— START —

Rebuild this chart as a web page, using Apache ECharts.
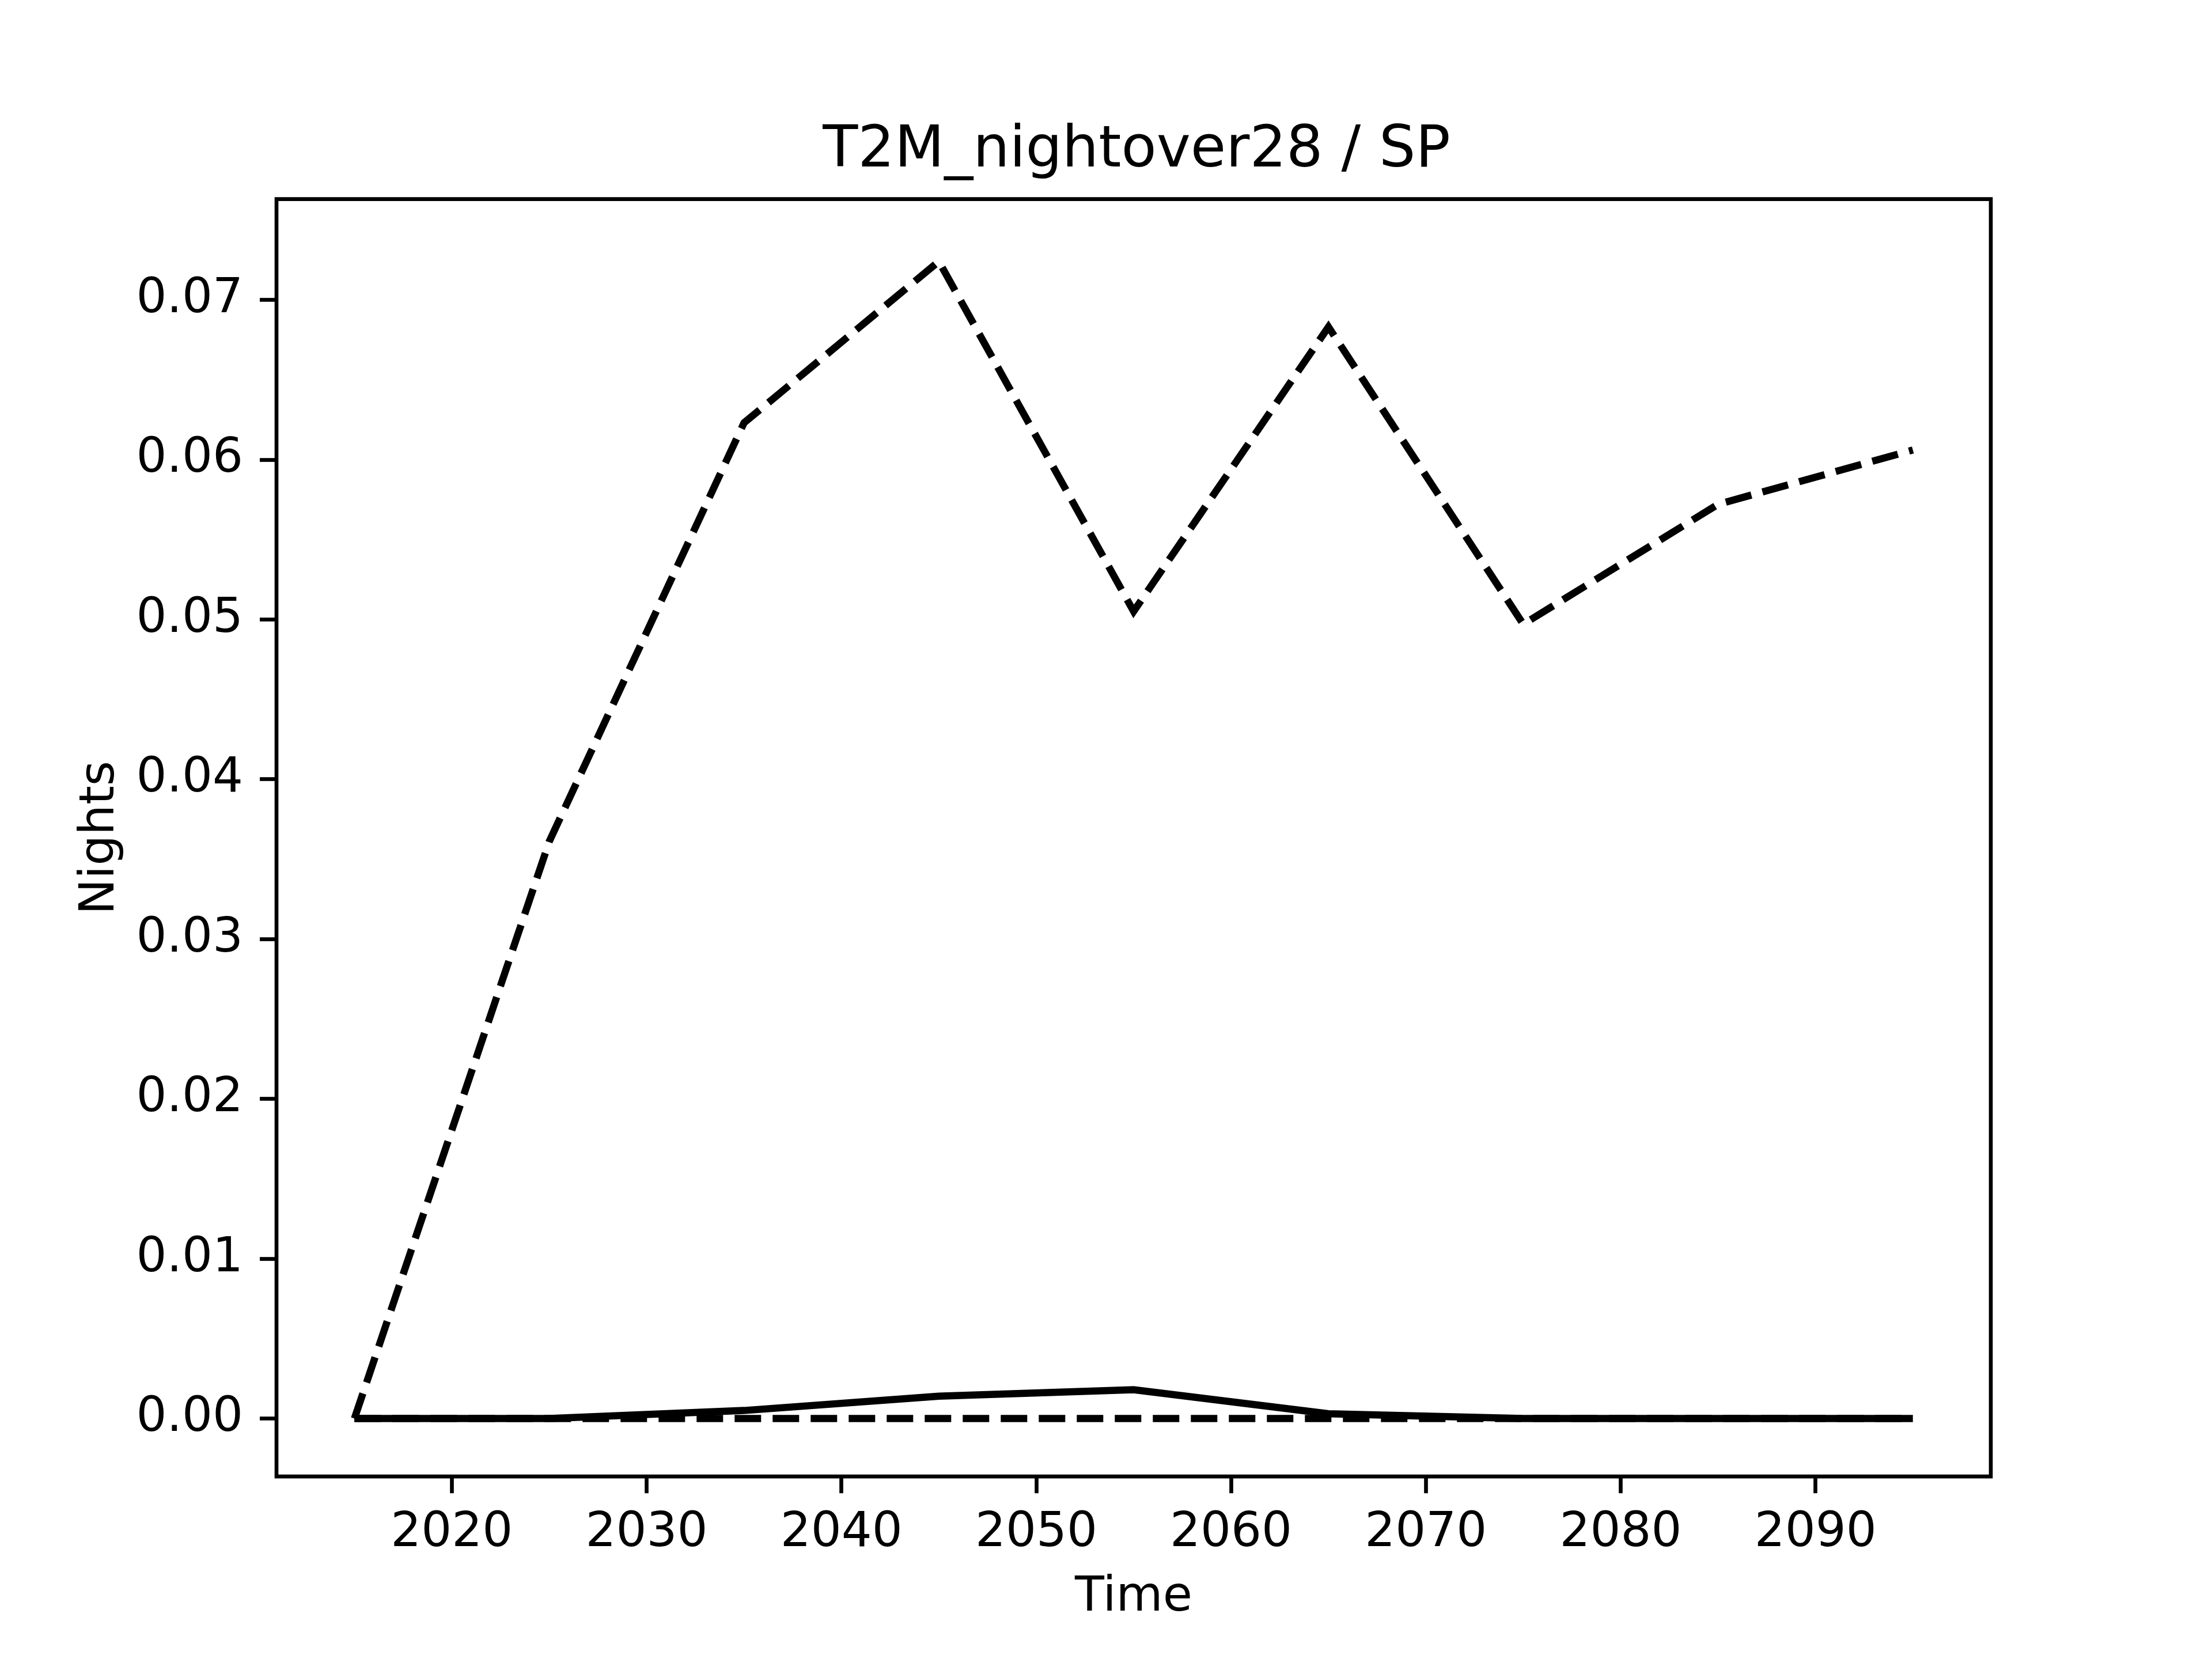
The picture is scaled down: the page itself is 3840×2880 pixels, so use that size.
<!DOCTYPE html>
<html>
<head>
<meta charset="utf-8">
<script src="https://cdn.jsdelivr.net/npm/echarts@6/dist/echarts.min.js"></script>
<style>
html,body{margin:0;padding:0;background:#fff;}
#chart{width:3840px;height:2880px;}
</style>
</head>
<body>
<div id="chart"></div>
<script>
const years = [2015, 2025, 2035, 2045, 2055, 2065, 2075, 2085, 2095];
const solidSeries = [0, 0, 0.0005, 0.0014, 0.0018, 0.0003, 0.0000, 0.0000, 0.0000];
const dashedHigh = [0, 0.0361, 0.0623, 0.0724, 0.0505, 0.0683, 0.0497, 0.0572, 0.0606];
const dashedZero = [0, 0, 0, 0, 0, 0, 0, 0, 0];
const xTicks = [2020, 2030, 2040, 2050, 2060, 2070, 2080, 2090];
const yTicks = [0, 0.01, 0.02, 0.03, 0.04, 0.05, 0.06, 0.07];

const pair = (arr) => years.map((y, i) => [y, arr[i]]);
const FONT = 'DejaVu Sans';
const lw = 12.5;
const dash = [46, 20];

const chart = echarts.init(document.getElementById('chart'), null, {renderer: 'canvas'});
chart.setOption({
  animation: false,
  backgroundColor: '#ffffff',
  title: {
    text: 'T2M_nightover28 / SP',
    left: 1968,
    top: 208,
    textAlign: 'center',
    textStyle: {fontFamily: FONT, fontSize: 100, fontWeight: 'normal', color: '#000'}
  },
  grid: {
    left: 480, right: 384, top: 345.6, bottom: 316.8,
    show: true, borderColor: '#000', borderWidth: 6.67, backgroundColor: 'transparent',
    containLabel: false
  },
  xAxis: {
    type: 'value',
    min: 2011, max: 2099,
    name: 'Time',
    nameLocation: 'middle',
    nameGap: 170,
    nameTextStyle: {fontFamily: FONT, fontSize: 83.3, color: '#000'},
    axisLine: {show: false, onZero: false},
    splitLine: {show: false},
    axisTick: {show: true, inside: false, length: 29, customValues: xTicks, lineStyle: {color: '#000', width: 6.67}},
    axisLabel: {show: true, margin: 58, customValues: xTicks, fontFamily: FONT, fontSize: 83.3, color: '#000',
      formatter: (v) => String(v)}
  },
  yAxis: {
    type: 'value',
    min: -0.00363, max: 0.0763,
    name: 'Nights',
    nameLocation: 'middle',
    nameGap: 263,
    nameTextStyle: {fontFamily: FONT, fontSize: 83.3, color: '#000'},
    axisLine: {show: false, onZero: false},
    splitLine: {show: false},
    axisTick: {show: true, inside: false, length: 29, customValues: yTicks, lineStyle: {color: '#000', width: 6.67}},
    axisLabel: {show: true, margin: 58, customValues: yTicks, fontFamily: FONT, fontSize: 83.3, color: '#000',
      formatter: (v) => v.toFixed(2)}
  },
  series: [
    {
      type: 'line', data: pair(solidSeries), showSymbol: false, symbol: 'none',
      lineStyle: {color: '#000', width: lw, type: 'solid', cap: 'butt', join: 'miter'}
    },
    {
      type: 'line', data: pair(dashedHigh), showSymbol: false, symbol: 'none',
      lineStyle: {color: '#000', width: lw, type: dash, cap: 'butt', join: 'miter'}
    },
    {
      type: 'line', data: pair(dashedZero), showSymbol: false, symbol: 'none',
      lineStyle: {color: '#000', width: lw, type: dash, cap: 'butt', join: 'miter'}
    }
  ]
});
</script>
</body>
</html>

— END —

▸ **TASK GOAL**
Print the complete listing exactly, apart from any pictures.

▸ **TASK SOLUTION**
Rebuild this chart as a web page, using Apache ECharts.
The picture is scaled down: the page itself is 3840×2880 pixels, so use that size.
<!DOCTYPE html>
<html>
<head>
<meta charset="utf-8">
<script src="https://cdn.jsdelivr.net/npm/echarts@6/dist/echarts.min.js"></script>
<style>
html,body{margin:0;padding:0;background:#fff;}
#chart{width:3840px;height:2880px;}
</style>
</head>
<body>
<div id="chart"></div>
<script>
const years = [2015, 2025, 2035, 2045, 2055, 2065, 2075, 2085, 2095];
const solidSeries = [0, 0, 0.0005, 0.0014, 0.0018, 0.0003, 0.0000, 0.0000, 0.0000];
const dashedHigh = [0, 0.0361, 0.0623, 0.0724, 0.0505, 0.0683, 0.0497, 0.0572, 0.0606];
const dashedZero = [0, 0, 0, 0, 0, 0, 0, 0, 0];
const xTicks = [2020, 2030, 2040, 2050, 2060, 2070, 2080, 2090];
const yTicks = [0, 0.01, 0.02, 0.03, 0.04, 0.05, 0.06, 0.07];

const pair = (arr) => years.map((y, i) => [y, arr[i]]);
const FONT = 'DejaVu Sans';
const lw = 12.5;
const dash = [46, 20];

const chart = echarts.init(document.getElementById('chart'), null, {renderer: 'canvas'});
chart.setOption({
  animation: false,
  backgroundColor: '#ffffff',
  title: {
    text: 'T2M_nightover28 / SP',
    left: 1968,
    top: 208,
    textAlign: 'center',
    textStyle: {fontFamily: FONT, fontSize: 100, fontWeight: 'normal', color: '#000'}
  },
  grid: {
    left: 480, right: 384, top: 345.6, bottom: 316.8,
    show: true, borderColor: '#000', borderWidth: 6.67, backgroundColor: 'transparent',
    containLabel: false
  },
  xAxis: {
    type: 'value',
    min: 2011, max: 2099,
    name: 'Time',
    nameLocation: 'middle',
    nameGap: 170,
    nameTextStyle: {fontFamily: FONT, fontSize: 83.3, color: '#000'},
    axisLine: {show: false, onZero: false},
    splitLine: {show: false},
    axisTick: {show: true, inside: false, length: 29, customValues: xTicks, lineStyle: {color: '#000', width: 6.67}},
    axisLabel: {show: true, margin: 58, customValues: xTicks, fontFamily: FONT, fontSize: 83.3, color: '#000',
      formatter: (v) => String(v)}
  },
  yAxis: {
    type: 'value',
    min: -0.00363, max: 0.0763,
    name: 'Nights',
    nameLocation: 'middle',
    nameGap: 263,
    nameTextStyle: {fontFamily: FONT, fontSize: 83.3, color: '#000'},
    axisLine: {show: false, onZero: false},
    splitLine: {show: false},
    axisTick: {show: true, inside: false, length: 29, customValues: yTicks, lineStyle: {color: '#000', width: 6.67}},
    axisLabel: {show: true, margin: 58, customValues: yTicks, fontFamily: FONT, fontSize: 83.3, color: '#000',
      formatter: (v) => v.toFixed(2)}
  },
  series: [
    {
      type: 'line', data: pair(solidSeries), showSymbol: false, symbol: 'none',
      lineStyle: {color: '#000', width: lw, type: 'solid', cap: 'butt', join: 'miter'}
    },
    {
      type: 'line', data: pair(dashedHigh), showSymbol: false, symbol: 'none',
      lineStyle: {color: '#000', width: lw, type: dash, cap: 'butt', join: 'miter'}
    },
    {
      type: 'line', data: pair(dashedZero), showSymbol: false, symbol: 'none',
      lineStyle: {color: '#000', width: lw, type: dash, cap: 'butt', join: 'miter'}
    }
  ]
});
</script>
</body>
</html>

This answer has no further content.